Repeat the line that contains "Write a Python", the line that contains "from matplotlib.lines import Line2D", and all lines between them, exactly and with no other lines.
--- start of Input data ---
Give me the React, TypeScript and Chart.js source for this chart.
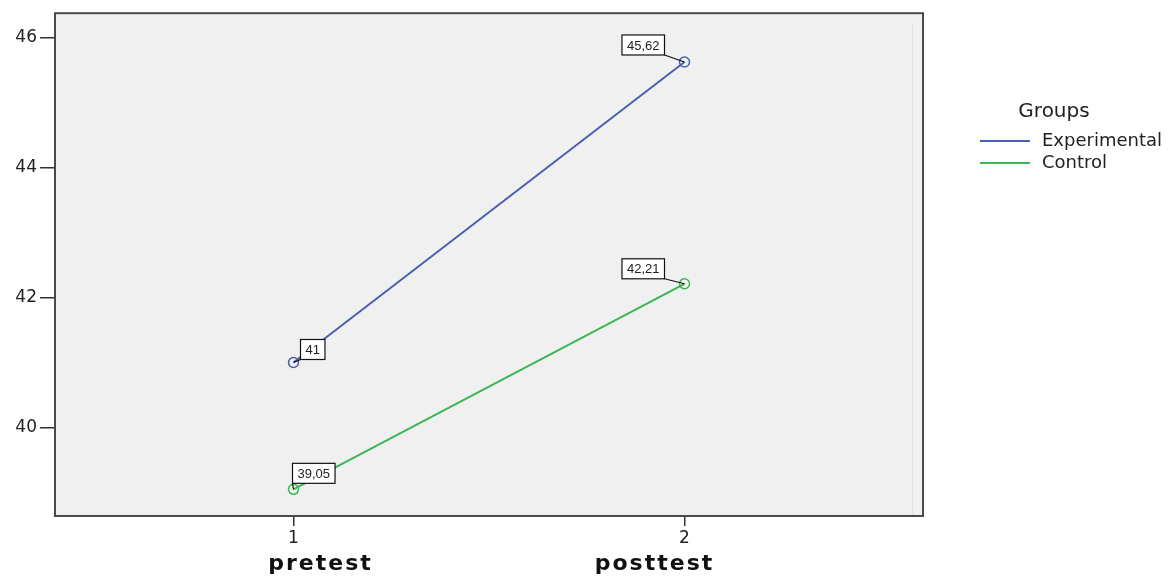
--- end of Input data ---
--- start of Input data ---
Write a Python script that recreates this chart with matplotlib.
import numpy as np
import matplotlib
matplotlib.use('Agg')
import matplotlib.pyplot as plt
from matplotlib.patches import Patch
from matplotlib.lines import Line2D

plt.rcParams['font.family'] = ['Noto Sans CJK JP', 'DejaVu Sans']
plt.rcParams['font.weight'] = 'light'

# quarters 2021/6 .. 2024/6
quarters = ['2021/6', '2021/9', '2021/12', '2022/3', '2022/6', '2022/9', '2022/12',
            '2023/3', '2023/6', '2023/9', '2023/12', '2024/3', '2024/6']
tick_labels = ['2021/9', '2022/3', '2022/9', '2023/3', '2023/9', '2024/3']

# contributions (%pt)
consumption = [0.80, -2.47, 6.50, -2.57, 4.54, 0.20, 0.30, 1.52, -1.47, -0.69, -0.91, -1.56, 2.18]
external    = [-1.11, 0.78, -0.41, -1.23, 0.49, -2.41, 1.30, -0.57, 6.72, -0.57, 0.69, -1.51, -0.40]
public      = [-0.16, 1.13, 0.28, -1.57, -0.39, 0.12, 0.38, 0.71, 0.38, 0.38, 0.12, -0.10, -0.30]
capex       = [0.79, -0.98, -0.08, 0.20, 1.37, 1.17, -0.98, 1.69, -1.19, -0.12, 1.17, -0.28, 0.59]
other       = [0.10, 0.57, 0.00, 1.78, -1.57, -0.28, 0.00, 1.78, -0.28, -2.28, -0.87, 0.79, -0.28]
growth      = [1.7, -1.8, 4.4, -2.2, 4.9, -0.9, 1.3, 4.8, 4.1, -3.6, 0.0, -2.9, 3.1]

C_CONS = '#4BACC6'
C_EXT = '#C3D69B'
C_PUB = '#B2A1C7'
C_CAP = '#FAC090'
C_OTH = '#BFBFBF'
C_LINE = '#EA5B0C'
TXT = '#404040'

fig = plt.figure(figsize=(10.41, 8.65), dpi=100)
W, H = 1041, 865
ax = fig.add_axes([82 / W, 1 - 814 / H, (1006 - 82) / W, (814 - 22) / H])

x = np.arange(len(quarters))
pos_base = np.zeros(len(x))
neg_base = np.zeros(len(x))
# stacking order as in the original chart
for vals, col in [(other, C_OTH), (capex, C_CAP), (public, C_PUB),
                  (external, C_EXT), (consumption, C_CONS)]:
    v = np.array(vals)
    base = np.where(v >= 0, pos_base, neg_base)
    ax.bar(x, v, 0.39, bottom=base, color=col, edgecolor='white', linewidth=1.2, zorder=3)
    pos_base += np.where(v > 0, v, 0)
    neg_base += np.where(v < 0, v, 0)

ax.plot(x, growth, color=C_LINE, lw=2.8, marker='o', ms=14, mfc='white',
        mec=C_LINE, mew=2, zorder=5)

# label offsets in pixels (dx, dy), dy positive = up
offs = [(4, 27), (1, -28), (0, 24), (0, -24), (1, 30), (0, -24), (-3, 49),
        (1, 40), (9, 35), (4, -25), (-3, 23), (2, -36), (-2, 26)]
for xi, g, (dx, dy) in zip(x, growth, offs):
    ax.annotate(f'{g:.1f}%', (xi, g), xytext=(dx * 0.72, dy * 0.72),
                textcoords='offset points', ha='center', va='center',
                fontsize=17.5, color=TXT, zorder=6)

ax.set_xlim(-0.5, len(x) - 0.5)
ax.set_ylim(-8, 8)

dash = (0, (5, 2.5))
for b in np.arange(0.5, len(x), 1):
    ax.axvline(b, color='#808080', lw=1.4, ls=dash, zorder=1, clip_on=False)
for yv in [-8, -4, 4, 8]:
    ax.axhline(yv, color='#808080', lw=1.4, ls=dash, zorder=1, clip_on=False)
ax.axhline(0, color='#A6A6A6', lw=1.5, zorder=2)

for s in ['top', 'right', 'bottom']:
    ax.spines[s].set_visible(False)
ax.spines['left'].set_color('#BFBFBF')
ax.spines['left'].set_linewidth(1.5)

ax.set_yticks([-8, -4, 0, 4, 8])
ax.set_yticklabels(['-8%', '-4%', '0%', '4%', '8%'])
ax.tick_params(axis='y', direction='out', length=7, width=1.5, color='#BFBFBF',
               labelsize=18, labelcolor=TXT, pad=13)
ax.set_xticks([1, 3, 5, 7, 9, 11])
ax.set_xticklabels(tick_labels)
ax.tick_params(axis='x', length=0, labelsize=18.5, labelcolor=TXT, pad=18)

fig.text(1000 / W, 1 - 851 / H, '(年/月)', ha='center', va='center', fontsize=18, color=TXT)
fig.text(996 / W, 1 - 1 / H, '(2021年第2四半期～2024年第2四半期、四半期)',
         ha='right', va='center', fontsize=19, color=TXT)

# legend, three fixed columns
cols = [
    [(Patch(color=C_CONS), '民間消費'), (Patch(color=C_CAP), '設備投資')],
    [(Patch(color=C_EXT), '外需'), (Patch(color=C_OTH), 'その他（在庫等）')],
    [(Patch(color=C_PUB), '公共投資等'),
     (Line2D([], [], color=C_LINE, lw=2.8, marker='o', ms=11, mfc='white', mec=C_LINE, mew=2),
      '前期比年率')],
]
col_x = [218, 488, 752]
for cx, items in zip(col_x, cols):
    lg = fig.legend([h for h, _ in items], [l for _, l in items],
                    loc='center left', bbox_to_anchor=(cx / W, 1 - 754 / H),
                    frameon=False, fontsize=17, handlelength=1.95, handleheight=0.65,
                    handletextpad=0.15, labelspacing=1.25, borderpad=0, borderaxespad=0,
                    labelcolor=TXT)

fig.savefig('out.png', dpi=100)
--- end of Input data ---
--- start of Input data ---
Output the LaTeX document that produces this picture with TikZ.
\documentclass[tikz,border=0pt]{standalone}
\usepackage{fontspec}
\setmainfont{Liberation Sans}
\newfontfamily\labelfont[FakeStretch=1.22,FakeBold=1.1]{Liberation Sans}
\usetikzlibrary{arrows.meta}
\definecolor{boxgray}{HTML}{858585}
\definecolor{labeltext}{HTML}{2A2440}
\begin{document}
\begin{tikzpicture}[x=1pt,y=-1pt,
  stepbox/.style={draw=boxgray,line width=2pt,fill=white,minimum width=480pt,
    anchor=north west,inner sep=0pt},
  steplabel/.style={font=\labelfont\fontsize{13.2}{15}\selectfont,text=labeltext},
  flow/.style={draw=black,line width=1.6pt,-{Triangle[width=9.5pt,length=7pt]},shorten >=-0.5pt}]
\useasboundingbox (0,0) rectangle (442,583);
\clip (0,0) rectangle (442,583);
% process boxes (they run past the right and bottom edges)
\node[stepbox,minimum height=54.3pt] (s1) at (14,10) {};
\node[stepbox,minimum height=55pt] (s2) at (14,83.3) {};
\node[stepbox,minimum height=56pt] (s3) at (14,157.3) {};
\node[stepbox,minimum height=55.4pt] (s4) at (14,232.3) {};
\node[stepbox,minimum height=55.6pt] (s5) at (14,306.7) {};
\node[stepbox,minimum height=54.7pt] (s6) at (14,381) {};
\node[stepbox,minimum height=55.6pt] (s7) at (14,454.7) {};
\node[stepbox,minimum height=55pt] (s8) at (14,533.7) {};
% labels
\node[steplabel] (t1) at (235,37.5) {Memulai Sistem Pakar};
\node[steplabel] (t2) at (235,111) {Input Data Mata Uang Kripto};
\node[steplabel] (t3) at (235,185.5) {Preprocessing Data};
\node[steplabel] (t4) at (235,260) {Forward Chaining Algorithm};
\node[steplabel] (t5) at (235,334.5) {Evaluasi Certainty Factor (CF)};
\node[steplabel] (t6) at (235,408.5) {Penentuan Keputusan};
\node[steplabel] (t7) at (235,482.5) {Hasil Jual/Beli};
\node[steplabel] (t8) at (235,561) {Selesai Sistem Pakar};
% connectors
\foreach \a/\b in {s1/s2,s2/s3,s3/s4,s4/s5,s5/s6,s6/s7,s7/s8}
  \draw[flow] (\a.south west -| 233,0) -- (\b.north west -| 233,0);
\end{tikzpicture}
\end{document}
--- end of Input data ---
Complete response:
Write a Python script that recreates this chart with matplotlib.
import numpy as np
import matplotlib
matplotlib.use('Agg')
import matplotlib.pyplot as plt
from matplotlib.patches import Patch
from matplotlib.lines import Line2D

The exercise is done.